Michael Simkin comments on Top lesson from GPT: we will probably destroy humanity “for the lulz” as soon as we are able.

Michael Simkin 21 Apr 2023 10:32 UTC
1 point
0
1. The AI in hands of many humans is safe (relatively to its capabilities), the AI that might be unsafe needs to be developed independently.
2. LeCun sees the danger, he claims rightfully that the danger can be avoided with proper training procedures.
3. Sydney was stopped because it was becoming evil and before we knew how to add a reinforcement layer. Bing is in active development, and is not on the market because they are currently can’t manage to make it safe enough. Governments install regulations to all major industries, cars, planes, weapons etc. etc. it’s good enough for the claim that just like cars are regulated today, future AI based robots, and therefor the AIs themselves will be regulated as well.
4. Answer me this: can an AI play the best chess moves? If you agree with this claim, that no matter how “interesting” some moves seems, how original or sophisticated, it will not be made by a chess engine which is trained to maximize his winning chances. If this sounds trivial to you—the goal of engines trained with RLHF is to maximize their approval by humans. They are incapable to develop any other agenda alongside this designed goal. Unlike humans that by nature have several psychological mechanisms, like self interest, survival instinct etc. those machines don’t have those. Blaming machines of Goodharting, it’s just classical anthropomorphism, they don’t have any other goal than what they were trained for with RLHF. No one actually jailbreak chatGPT, this is a cheap gimmick, you can’t jailbreak it, and ask to tell you how to make a bomb—it won’t. I described what jailbreaking is in another comment, it’s far from what you imagine—but yes sometimes people still succeed in some level of wanting to harm humans (in an imaginary story when people ask it to tell them this story). I think for now I would like to hear such stories, but I wouldn’t want robots walking around not knowing if they live in reality or simulation, open to the possibility to act as a hero in those stories.
5. Intelligence i.e. high level information processing, is proportional to computational power. What those AIs can come up with, will take us longer but we can come up with as well. This is basically the Turing thesis about algorithms, you don’t need to be very smart to understand very complex topics, it will just take you more time. The time factor is sometimes important, but as long as we can ensure their intention is to better humanity—I am actually glad that our problems will be solved sooner with those machines. Anyway smarter than us or not—they are bounded by mathematics, and if promised to converge to optimally fit the reward function, this promise is for any size of a model, it will not be able to break from its training. Generally speaking AGI will accelerate the progress we see today and made by humans, it’s just “speed forward” for information processing, while the different agendas and the different cultures and moral systems, and the power dynamics will remain the same, and evolve naturally by same rules it evolved until now.

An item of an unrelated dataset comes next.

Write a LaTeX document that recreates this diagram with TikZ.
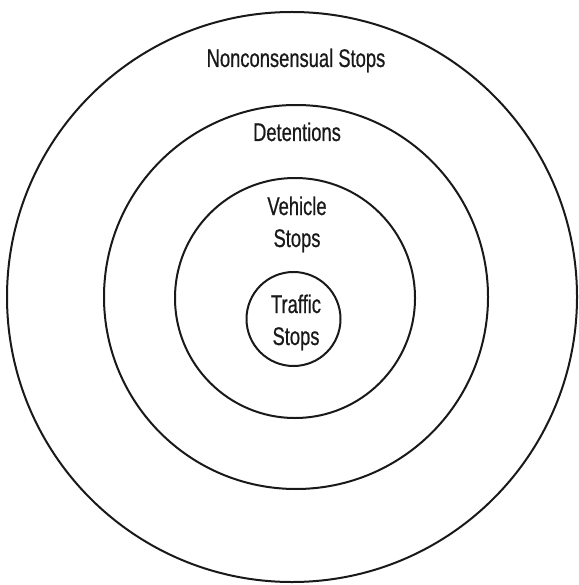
\documentclass[tikz,border=0pt]{standalone}
\usepackage{fontspec}
\setmainfont[FakeStretch=0.72,FakeBold=0.6]{Liberation Sans}
\begin{document}
\begin{tikzpicture}[x=1pt,y=-1pt,
  ring/.style={draw=black!90,line width=2pt,circle,inner sep=0pt},
  lbl/.style={font=\fontsize{25.5}{32}\selectfont,text=black!90,align=center,inner sep=0pt}]
\useasboundingbox (0,0) rectangle (578,585);
\node[ring,minimum size=570pt] (outer) at (292,297) {};
\node[ring,minimum size=384pt] (det) at (296,297) {};
\node[ring,minimum size=240pt] (veh) at (295,298) {};
\node[ring,minimum size=94pt] (traf) at (293.5,319) {};
\node[lbl,anchor=base] (tnon) at (296,67) {Nonconsensual Stops};
\node[lbl,anchor=base] (tdet) at (297,141) {Detentions};
\node[lbl,anchor=base] (tveh) at (297,247) {Vehicle\\Stops};
\node[lbl,anchor=base] (ttraf) at (296,345) {Traffic\\Stops};
\end{tikzpicture}
\end{document}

6. Can you provide a plausible scenario of an existential threat from single weak AGI in a world where stronger AGIs are available to larger groups, and the strongest AGIs are made to maximize approval of larger communities?
7. People will not get the strongest AIs without safety mechanisms installed to protect the AIs output from harming. People will get either access to the best safest AIs API, that will not cooperate with evil intent, or they could invest some resources into weaker models that will not be able to cause so much harm. This is the tendency now with all technology—including LLMs and I don’t see how this dynamics will suddenly change with stronger models. The amount of resources available to people who want to kill other people for lulz is extremely limited, and without access to vast resources you won’t destroy humanity before being caught and stopped, by better machines, designed by communities with access to more resources. It’s not so simple to end humanity—it’s not a computer virus, you need a vast amount of physical presence to do that.